Scott is a cartoonist, commercial artist and graphic novel creator. He’s the winner of a Joe Shuster Award in the Comics for Kids category for the first book in the Three Thieves series, Tower of Treasure. Among other honours, he was nominated for two Eisner Awards for Two Generals, a graphic memoir of World War II based on his grandfather’s experiences. In 2015 he was appointed Writer-in-Residence at the University of Windsor.
During our chat, Scott spoke about the research and creative process behind his new opus Bix. He discussed the research process including locations, biographies and online clubs. Scott also offered insight about managing multiple projects including covers for Bettie Page.
You can discover more about Scott on Twitter @scottchantler and online at https://www.scottchantler.com/
And as Scott mentioned, you can download the completed Red Ensign story for free from his website.
Here’s some of the current news about Canadian comic book creators and supporters.
Collingwood Today interviewed comedian and part-time artist Daniel Shaw about his efforts to keep spirits up during isolation by designing comic book covers. When asked for the reason behind the effort, Daniel said: “I’ve always been a fan of comics and this was a bit for me to get some humour out but it was for others, too. The feedback has been really good and people are loving them.”
Daniel’s work can be seen on his Instagram page @isolatedcomic.
You can read more at CollingwoodToday.ca
SyFy Wire wrote about Emily Carroll by providing a retrospective of her literary career with a special focus on the award-winning When I Arrived At The Castle and Speak.

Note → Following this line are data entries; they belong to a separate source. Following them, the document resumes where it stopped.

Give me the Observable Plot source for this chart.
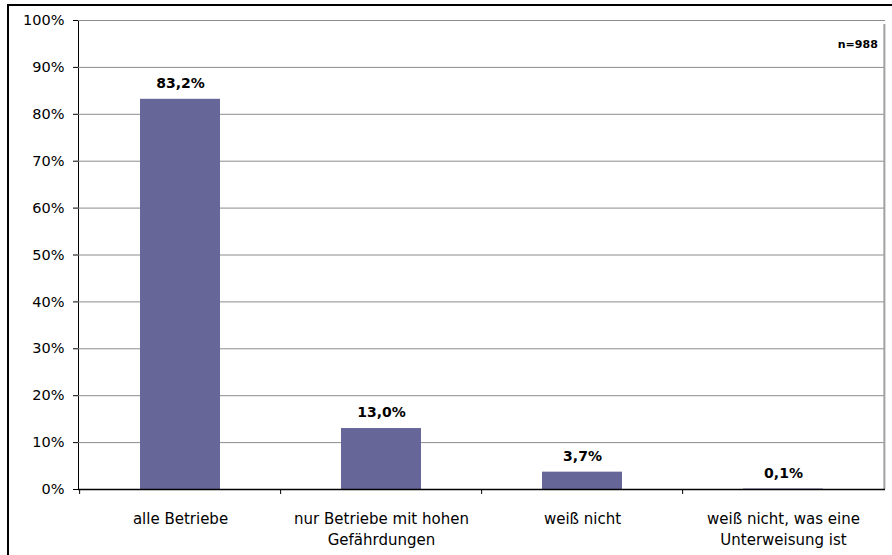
<!DOCTYPE html>
<html>
<head>
<meta charset="utf-8">
<script src="https://cdn.jsdelivr.net/npm/d3@7"></script>
<script src="https://cdn.jsdelivr.net/npm/@observablehq/plot@0.6"></script>
<style>
  html, body { margin: 0; padding: 0; background: #fff; overflow: hidden; }
  #wrap { position: relative; width: 892px; height: 555px; }
  #frame { position: absolute; left: 7px; top: 4px; width: 1000px; height: 1000px;
           border-left: 2px solid #000; border-top: 2px solid #000; pointer-events: none; }
  svg { display: block; }
</style>
</head>
<body>
<div id="wrap"><div id="chart"></div><div id="frame"></div></div>
<script>
const categories = ["alle Betriebe", "nur Betriebe mit hohen\nGefährdungen", "weiß nicht", "weiß nicht, was eine\nUnterweisung ist"];
const values = [83.2, 13.0, 3.7, 0.1];
const valueLabels = ["83,2%", "13,0%", "3,7%", "0,1%"];
const yTicks = [0, 10, 20, 30, 40, 50, 60, 70, 80, 90, 100];
const sampleNote = "n=988";

const data = categories.map((c, i) => ({cat: c, value: values[i], label: valueLabels[i]}));

const W = 892, H = 555;
const mL = 78, mR = 7, mT = 20, mB = 66;
const step = (W - mL - mR) / categories.length;
const font = "'DejaVu Sans', Arial, sans-serif";

const chart = Plot.plot({
  width: W,
  height: H,
  marginLeft: mL,
  marginRight: mR,
  marginTop: mT,
  marginBottom: mB,
  style: {fontFamily: font, fontSize: "14.5px", color: "#000", background: "#fff"},
  x: {domain: categories, paddingInner: 0.6, paddingOuter: 0.3, axis: null},
  y: {domain: [0, 100], ticks: yTicks, tickFormat: d => d + "%", tickSize: 5, tickPadding: 9, label: null, line: true},
  marks: [
    Plot.ruleY(yTicks.filter(d => d > 0), {y: d => d, stroke: "#8c8c8c", strokeWidth: 1}),
    Plot.ruleX([categories[categories.length - 1]], {x: d => d, dx: step / 2, y1: 0, y2: 100, insetBottom: -4, stroke: "#a0a0a0", strokeWidth: 2}),
    Plot.barY(data, {x: "cat", y: "value", fill: "#666699"}),
    Plot.ruleY([0], {stroke: "#000", strokeWidth: 1.5}),
    Plot.ruleX(categories, {x: d => d, dx: -step / 2, y1: 0, y2: 0, insetBottom: -5, stroke: "#000", strokeWidth: 1}),
    Plot.text(data, {x: "cat", y: "value", text: "label", lineAnchor: "bottom", dy: -11.5, fontWeight: "bold", fontSize: 14}),
    Plot.text(data, {x: "cat", y: 0, text: "cat", lineAnchor: "top", dy: 20.3, lineHeight: 1.37, fontSize: 15}),
    Plot.text([sampleNote], {frameAnchor: "top-right", text: d => d, textAnchor: "end", lineAnchor: "bottom", dx: -7.7, dy: 27.3, fontWeight: "bold", fontSize: 11})
  ]
});
document.getElementById("chart").appendChild(chart);
</script>
</body>
</html>
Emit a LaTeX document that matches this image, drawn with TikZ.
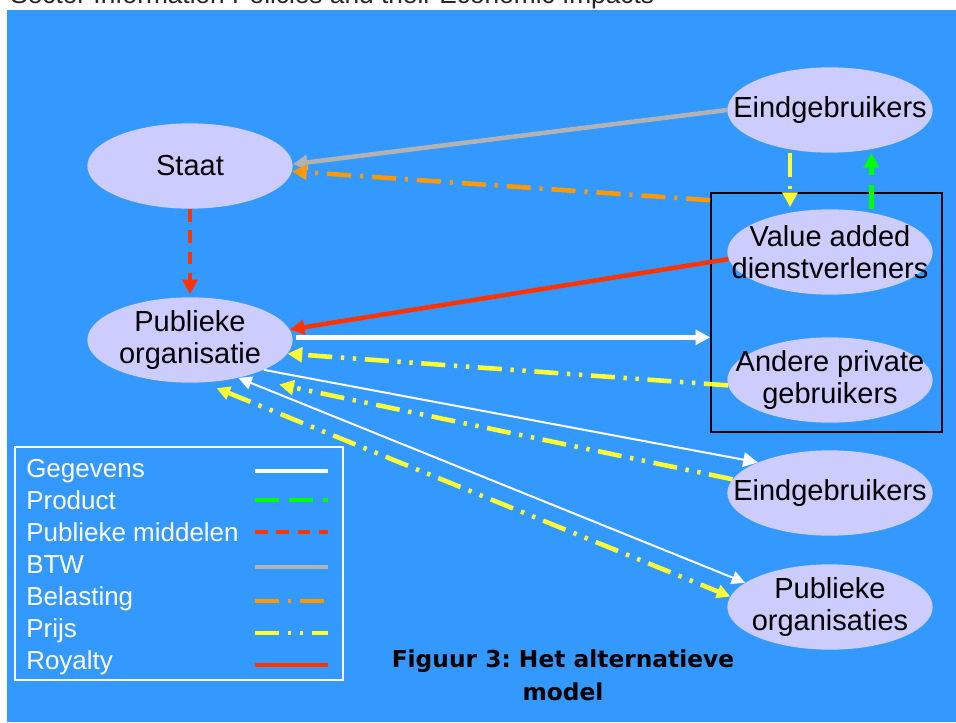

To quote the article: “Countless creators have worked to bring us epic works of horror fiction over the decades, but in that canon, Carroll’s work still stands out as being scary, upsetting, haunting, and, most of all, incredibly self-reflective.”
You can read more at SyFy.com
Comic Years provided an insightful analysis of how Scott Pilgrim comics by Bryan Lee O’Malley had a profound impact on the world. While most people know that title from the motion picture, fewer have already read the graphic novels. The article states: “You don’t have to love superhero comics to like Scott Pilgrim. You also don’t need to love Japanese manga. This graphic novel has been said to be a fusion of both the typical American comic book style and the Japanese style. O’Malley states that his interest in the exploration of genres was a big contributor to how Scott Pilgrim became what it is today. It defies typical expectations of a graphic novel while still working as one.”